**Prompt:** Lines with "What Plotly code" and "Serif, Times New" mark the range, both included. Reproduce exactly that stretch, without pictures.

◆ ◆ ◆ ◆

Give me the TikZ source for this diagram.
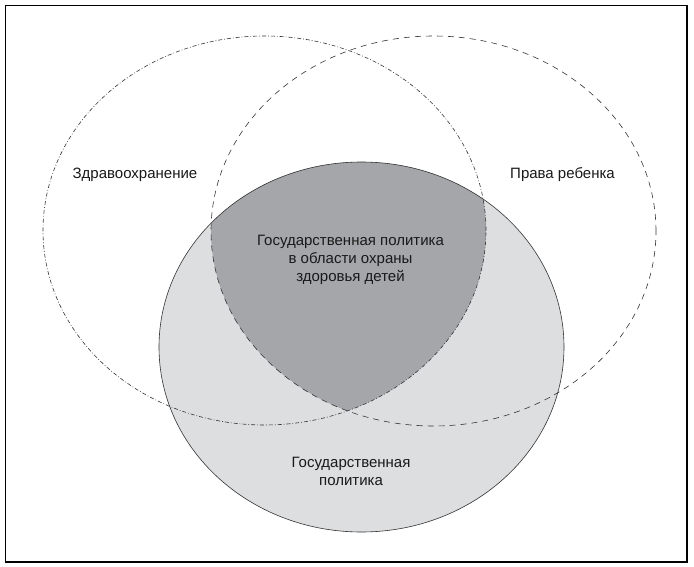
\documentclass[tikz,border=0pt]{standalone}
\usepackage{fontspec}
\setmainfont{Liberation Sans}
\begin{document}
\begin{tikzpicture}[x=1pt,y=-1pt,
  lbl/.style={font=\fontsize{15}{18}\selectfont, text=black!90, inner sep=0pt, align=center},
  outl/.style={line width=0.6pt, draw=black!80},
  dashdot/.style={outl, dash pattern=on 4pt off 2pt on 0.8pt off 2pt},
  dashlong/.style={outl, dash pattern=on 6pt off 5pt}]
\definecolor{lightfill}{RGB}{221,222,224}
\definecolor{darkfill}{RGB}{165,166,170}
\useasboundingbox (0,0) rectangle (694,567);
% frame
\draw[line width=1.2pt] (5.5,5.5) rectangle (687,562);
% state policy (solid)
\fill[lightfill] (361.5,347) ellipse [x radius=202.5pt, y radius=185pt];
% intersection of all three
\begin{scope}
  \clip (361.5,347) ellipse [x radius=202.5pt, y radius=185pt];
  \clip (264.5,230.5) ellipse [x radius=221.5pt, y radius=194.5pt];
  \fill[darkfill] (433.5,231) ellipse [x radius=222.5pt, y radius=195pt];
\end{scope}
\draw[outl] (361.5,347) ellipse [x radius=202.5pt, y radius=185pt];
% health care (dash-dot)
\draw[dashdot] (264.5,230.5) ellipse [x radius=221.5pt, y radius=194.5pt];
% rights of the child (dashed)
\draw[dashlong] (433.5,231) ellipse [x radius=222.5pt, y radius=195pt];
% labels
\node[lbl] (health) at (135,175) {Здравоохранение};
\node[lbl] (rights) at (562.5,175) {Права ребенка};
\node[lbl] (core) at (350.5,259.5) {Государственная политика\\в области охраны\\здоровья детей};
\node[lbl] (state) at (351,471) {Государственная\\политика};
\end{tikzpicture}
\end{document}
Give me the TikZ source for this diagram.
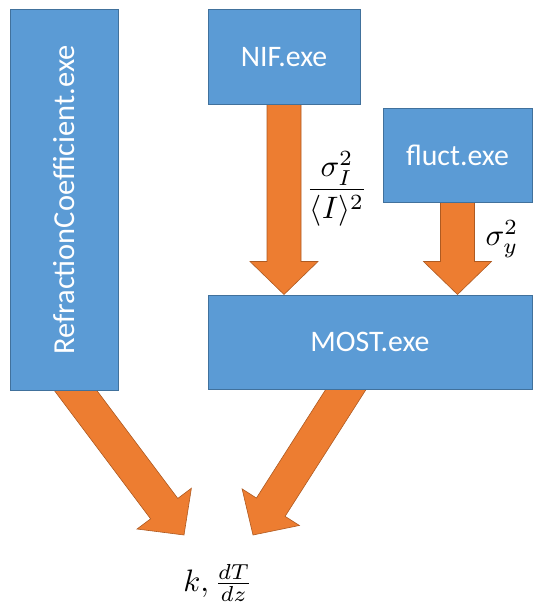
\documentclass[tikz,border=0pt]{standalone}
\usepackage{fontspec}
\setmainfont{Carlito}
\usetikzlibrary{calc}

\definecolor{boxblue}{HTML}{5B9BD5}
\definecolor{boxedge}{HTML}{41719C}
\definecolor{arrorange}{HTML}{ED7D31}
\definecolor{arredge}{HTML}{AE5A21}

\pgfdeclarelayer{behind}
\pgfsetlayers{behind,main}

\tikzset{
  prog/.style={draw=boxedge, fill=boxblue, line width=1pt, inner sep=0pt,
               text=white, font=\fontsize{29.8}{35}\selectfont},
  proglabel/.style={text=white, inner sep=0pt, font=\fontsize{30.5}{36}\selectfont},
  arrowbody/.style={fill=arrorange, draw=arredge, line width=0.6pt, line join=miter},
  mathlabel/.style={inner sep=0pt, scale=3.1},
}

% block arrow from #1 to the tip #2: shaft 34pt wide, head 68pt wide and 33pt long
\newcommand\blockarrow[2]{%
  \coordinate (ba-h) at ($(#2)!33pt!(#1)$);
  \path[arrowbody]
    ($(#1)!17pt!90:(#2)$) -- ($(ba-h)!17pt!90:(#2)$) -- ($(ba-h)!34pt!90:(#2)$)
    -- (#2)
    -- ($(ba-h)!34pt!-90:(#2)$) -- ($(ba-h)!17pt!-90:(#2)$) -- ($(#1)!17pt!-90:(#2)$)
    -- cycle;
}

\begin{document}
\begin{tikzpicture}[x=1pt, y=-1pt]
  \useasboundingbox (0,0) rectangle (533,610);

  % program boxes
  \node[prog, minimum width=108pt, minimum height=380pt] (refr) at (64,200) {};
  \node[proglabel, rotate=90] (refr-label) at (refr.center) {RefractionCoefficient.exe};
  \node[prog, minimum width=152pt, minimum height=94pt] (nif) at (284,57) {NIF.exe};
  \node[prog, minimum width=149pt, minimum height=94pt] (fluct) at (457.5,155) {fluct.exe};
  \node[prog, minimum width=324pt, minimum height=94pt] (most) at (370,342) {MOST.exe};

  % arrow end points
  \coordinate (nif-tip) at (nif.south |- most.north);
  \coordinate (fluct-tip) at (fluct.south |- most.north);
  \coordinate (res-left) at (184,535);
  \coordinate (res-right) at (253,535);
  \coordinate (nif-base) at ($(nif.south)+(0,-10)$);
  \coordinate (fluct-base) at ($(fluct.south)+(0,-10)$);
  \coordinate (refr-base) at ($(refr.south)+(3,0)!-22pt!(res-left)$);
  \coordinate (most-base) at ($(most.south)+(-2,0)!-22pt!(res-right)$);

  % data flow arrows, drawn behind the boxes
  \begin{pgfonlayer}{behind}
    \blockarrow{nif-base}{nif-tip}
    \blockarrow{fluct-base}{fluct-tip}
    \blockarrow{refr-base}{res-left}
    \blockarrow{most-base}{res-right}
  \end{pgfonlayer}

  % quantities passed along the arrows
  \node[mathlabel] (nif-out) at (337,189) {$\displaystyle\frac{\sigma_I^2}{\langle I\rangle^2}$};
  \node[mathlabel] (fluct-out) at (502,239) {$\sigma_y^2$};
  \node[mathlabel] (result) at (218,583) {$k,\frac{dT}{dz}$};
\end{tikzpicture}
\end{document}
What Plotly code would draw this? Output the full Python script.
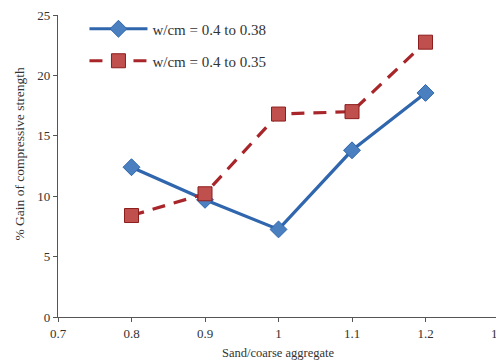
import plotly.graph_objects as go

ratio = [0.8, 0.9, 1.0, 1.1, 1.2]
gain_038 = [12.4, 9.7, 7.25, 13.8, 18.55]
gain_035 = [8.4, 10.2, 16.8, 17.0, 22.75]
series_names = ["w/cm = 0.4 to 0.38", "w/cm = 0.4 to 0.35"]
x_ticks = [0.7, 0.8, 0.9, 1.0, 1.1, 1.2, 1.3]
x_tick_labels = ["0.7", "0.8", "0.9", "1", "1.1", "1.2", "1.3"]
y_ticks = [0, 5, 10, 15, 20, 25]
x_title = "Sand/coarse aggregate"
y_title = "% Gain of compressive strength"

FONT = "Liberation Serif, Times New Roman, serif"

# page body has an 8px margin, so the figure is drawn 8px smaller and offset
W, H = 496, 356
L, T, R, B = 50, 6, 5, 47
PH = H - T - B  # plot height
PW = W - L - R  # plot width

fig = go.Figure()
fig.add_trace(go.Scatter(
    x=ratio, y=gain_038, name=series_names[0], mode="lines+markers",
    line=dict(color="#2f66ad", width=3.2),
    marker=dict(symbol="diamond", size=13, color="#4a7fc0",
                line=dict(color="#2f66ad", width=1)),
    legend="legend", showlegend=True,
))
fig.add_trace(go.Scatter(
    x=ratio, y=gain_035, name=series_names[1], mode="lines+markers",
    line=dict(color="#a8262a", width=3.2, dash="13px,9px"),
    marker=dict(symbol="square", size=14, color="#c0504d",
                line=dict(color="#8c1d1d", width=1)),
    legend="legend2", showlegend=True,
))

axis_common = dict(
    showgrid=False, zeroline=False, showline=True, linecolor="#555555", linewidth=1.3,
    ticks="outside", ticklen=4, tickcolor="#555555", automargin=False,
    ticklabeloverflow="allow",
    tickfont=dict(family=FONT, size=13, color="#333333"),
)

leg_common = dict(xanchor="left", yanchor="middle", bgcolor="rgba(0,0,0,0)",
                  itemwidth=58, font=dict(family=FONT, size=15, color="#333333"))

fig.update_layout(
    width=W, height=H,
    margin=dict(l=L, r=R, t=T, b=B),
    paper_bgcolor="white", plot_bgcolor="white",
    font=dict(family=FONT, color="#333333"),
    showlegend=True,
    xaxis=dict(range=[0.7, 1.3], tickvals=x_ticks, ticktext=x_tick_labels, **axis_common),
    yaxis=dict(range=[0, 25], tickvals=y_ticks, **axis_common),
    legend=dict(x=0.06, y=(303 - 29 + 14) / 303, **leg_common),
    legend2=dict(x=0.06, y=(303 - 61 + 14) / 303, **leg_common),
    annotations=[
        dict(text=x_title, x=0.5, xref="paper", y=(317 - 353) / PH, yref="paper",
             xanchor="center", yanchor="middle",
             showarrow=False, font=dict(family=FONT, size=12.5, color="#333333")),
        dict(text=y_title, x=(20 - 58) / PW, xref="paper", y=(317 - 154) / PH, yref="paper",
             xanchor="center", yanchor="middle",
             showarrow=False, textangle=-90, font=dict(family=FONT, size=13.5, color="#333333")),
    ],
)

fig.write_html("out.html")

◆ ◆ ◆ ◆

**Answer to the exercise:**
What Plotly code would draw this? Output the full Python script.
import plotly.graph_objects as go

ratio = [0.8, 0.9, 1.0, 1.1, 1.2]
gain_038 = [12.4, 9.7, 7.25, 13.8, 18.55]
gain_035 = [8.4, 10.2, 16.8, 17.0, 22.75]
series_names = ["w/cm = 0.4 to 0.38", "w/cm = 0.4 to 0.35"]
x_ticks = [0.7, 0.8, 0.9, 1.0, 1.1, 1.2, 1.3]
x_tick_labels = ["0.7", "0.8", "0.9", "1", "1.1", "1.2", "1.3"]
y_ticks = [0, 5, 10, 15, 20, 25]
x_title = "Sand/coarse aggregate"
y_title = "% Gain of compressive strength"

FONT = "Liberation Serif, Times New Roman, serif"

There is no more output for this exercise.